Investing.com - The U.S. employment report for June gave a mostly positive reading, reducing market conviction that the Federal Reserve will need to cut interest rates by a full half-point when it meets at the end of the month.
Job creation of 224,000 posts was well above consensus while labor force participation also increased. The latter also helps explain the fact that the unemployment rate unexpectedly increased to 3.7%.
Viraj Patel, FX & global macro strategist at Arkera, called it a “Goldilocks jobs report”, saying that, by itself, it doesn’t warrant a 50 basis point cut at the Fed’s next meeting.
Joseph Brusuelas, chief economist at consultancy RSM US LLP, said he still expected a 25 basis-point cut in July but argued that a half-point cut was "now off the table”.

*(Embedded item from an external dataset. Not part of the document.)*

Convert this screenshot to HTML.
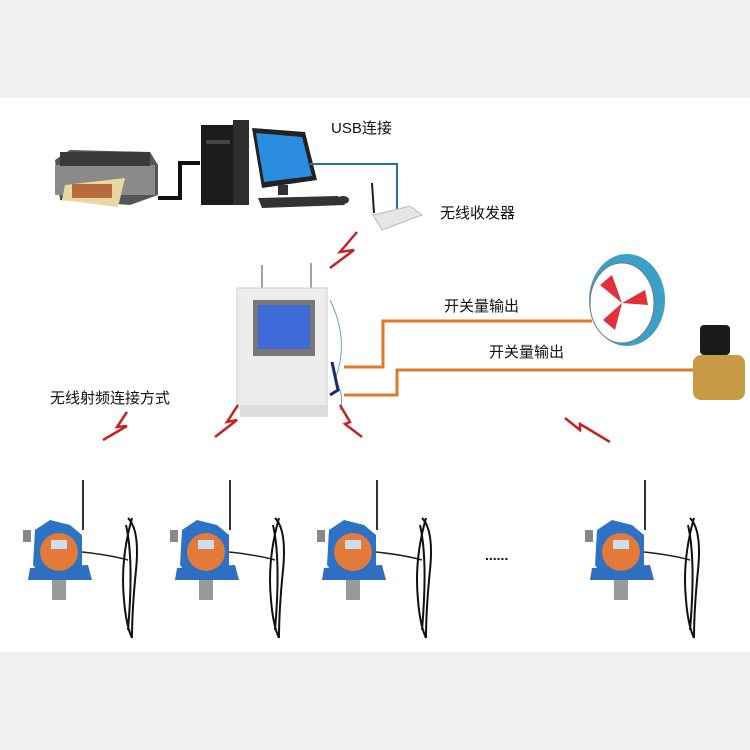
<!DOCTYPE html>
<html><head><meta charset="utf-8"><style>
html,body{margin:0;padding:0;width:750px;height:750px;overflow:hidden;background:#fff}
svg text{font-family:"Liberation Sans","Noto Sans CJK SC",sans-serif;fill:#111}
</style></head><body>
<svg width="750" height="750" viewBox="0 0 750 750" xmlns="http://www.w3.org/2000/svg">
<rect x="0" y="0" width="750" height="98" fill="#f1eff0"/>
<rect x="0" y="652" width="750" height="98" fill="#f1eff0"/>
<!-- printer -->
<path d="M55 160 L70 150 L150 152 L158 165 L158 195 L130 205 L60 200 Z" fill="#555"/>
<rect x="55" y="165" width="100" height="30" fill="#8a8a8a"/>
<rect x="60" y="152" width="90" height="14" fill="#3a3a3a"/>
<polygon points="65,185 125,178 118,207 62,200" fill="#e8d7a0"/>
<rect x="72" y="184" width="40" height="14" fill="#b86a3c"/>
<polyline points="158,198 180,198 180,163 200,163" fill="none" stroke="#111" stroke-width="4"/>
<!-- tower -->
<rect x="201" y="125" width="35" height="80" fill="#1b1b1b"/>
<rect x="233" y="120" width="16" height="85" fill="#2e2e2e"/>
<rect x="206" y="140" width="24" height="4" fill="#444"/>
<!-- monitor -->
<polygon points="252,128 305,132 317,180 262,188" fill="#222"/>
<polygon points="256,133 302,137 312,176 264,182" fill="#2a8de0"/>
<rect x="278" y="185" width="10" height="10" fill="#333"/>
<polygon points="258,198 338,196 345,205 262,208" fill="#333"/>
<ellipse cx="343" cy="200" rx="6" ry="4" fill="#333"/>
<polyline points="307,164 397,164 397,220" fill="none" stroke="#1e6fc2" stroke-width="2"/>
<text x="331" y="133" font-size="15">USB连接</text>
<!-- router -->
<line x1="372" y1="183" x2="374" y2="213" stroke="#222" stroke-width="2"/>
<polygon points="373,215 410,206 422,215 382,230" fill="#e6e6e6" stroke="#bbb"/>
<text x="440" y="218" font-size="15">无线收发器</text>
<polyline points="357,232 340,252 354,250 330,268" fill="none" stroke="#c62222" stroke-width="2.5"/>
<!-- controller -->
<line x1="262" y1="265" x2="262" y2="288" stroke="#444"/>
<line x1="311" y1="263" x2="311" y2="288" stroke="#444"/>
<rect x="237" y="288" width="90" height="120" fill="#ececec" stroke="#ccc"/>
<rect x="253" y="300" width="62" height="56" fill="#777"/>
<rect x="258" y="305" width="52" height="44" fill="#3f6bd8"/>
<rect x="240" y="405" width="88" height="12" fill="#ddd"/>
<path d="M330 300 Q350 340 335 380 Q345 395 340 410" fill="none" stroke="#6aa" stroke-width="1"/>
<path d="M332 362 L338 390 L330 395" fill="none" stroke="#1b2a6a" stroke-width="3"/>
<!-- orange lines -->
<polyline points="344,367 383,367 383,321 592,321" fill="none" stroke="#e27a25" stroke-width="3"/>
<polyline points="344,395 397,395 397,370 695,370" fill="none" stroke="#e27a25" stroke-width="3"/>
<text x="444" y="311" font-size="15">开关量输出</text>
<text x="489" y="357" font-size="15">开关量输出</text>
<!-- fan -->
<ellipse cx="627" cy="300" rx="38" ry="46" fill="#3aa0c8"/>
<ellipse cx="622" cy="303" rx="32" ry="40" fill="#fff" stroke="#777"/>
<path d="M622 303 L600 285 L612 275 Z M622 303 L645 290 L648 305 Z M622 303 L615 330 L603 320 Z" fill="#e0303a"/>
<!-- valve -->
<rect x="700" y="325" width="30" height="30" rx="4" fill="#1a1a1a"/>
<rect x="693" y="355" width="52" height="45" rx="8" fill="#c89a45"/>
<text x="50" y="403" font-size="15">无线射频连接方式</text>
<polyline points="127,412 117,427 127,426 103,440" fill="none" stroke="#c62222" stroke-width="2.5"/>
<polyline points="238,405 227,422 237,420 215,437" fill="none" stroke="#c62222" stroke-width="2.5"/>
<polyline points="340,405 350,422 345,424 362,437" fill="none" stroke="#c62222" stroke-width="2.5"/>
<polyline points="565,418 580,430 580,424 610,442" fill="none" stroke="#c62222" stroke-width="2.5"/>
<!-- detectors -->
<g id="d">
<line x1="83" y1="480" x2="83" y2="530" stroke="#333" stroke-width="2"/>
<rect x="23" y="530" width="8" height="12" fill="#888"/>
<path d="M35 530 L50 520 L70 525 L82 535 L82 565 L70 580 L45 580 L33 565 Z" fill="#2e72c6"/>
<polygon points="30,568 88,565 92,580 28,580" fill="#2e6fbf"/>
<circle cx="59" cy="552" r="19" fill="#e47a3a"/>
<rect x="51" y="540" width="16" height="9" fill="#cde"/>
<rect x="52" y="580" width="14" height="20" fill="#999"/>
<path d="M82 552 Q110 555 128 560" fill="none" stroke="#222" stroke-width="1.5"/>
<path d="M128 518 Q140 530 136 570 Q132 610 132 638 M132 518 Q120 560 124 600 Q126 625 132 638 M126 525 Q134 560 128 630" fill="none" stroke="#111" stroke-width="2"/>
</g>
<use href="#d" x="147"/>
<use href="#d" x="294"/>
<use href="#d" x="562"/>
<text x="485" y="560" font-size="14" font-weight="bold">......</text>
</svg>
</body></html>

Markets also reacted by paring back bets on aggressive easing from the Fed. U.S. futures extended losses after the report, the U.S. dollar strengthened against major rivals, while the yield on the U.S. 10-year Treasury broke past 2%.
Fed funds futures continued to fully price in a quarter-point reduction (25 basis points) for July, but odds for a 50 basis-point cut receded to just 9% as of 9:17 AM ET (13:17 GMT) from more than 25% ahead of the release.
The implied probability for three quarter-point cuts this year also fell from 57% to just 44%.
“June CPI data will determine whether (the) Fed needs to pull the lever in July,” Patel added. “Reality is we would rule out (a) July cut if every meeting wasn't live.”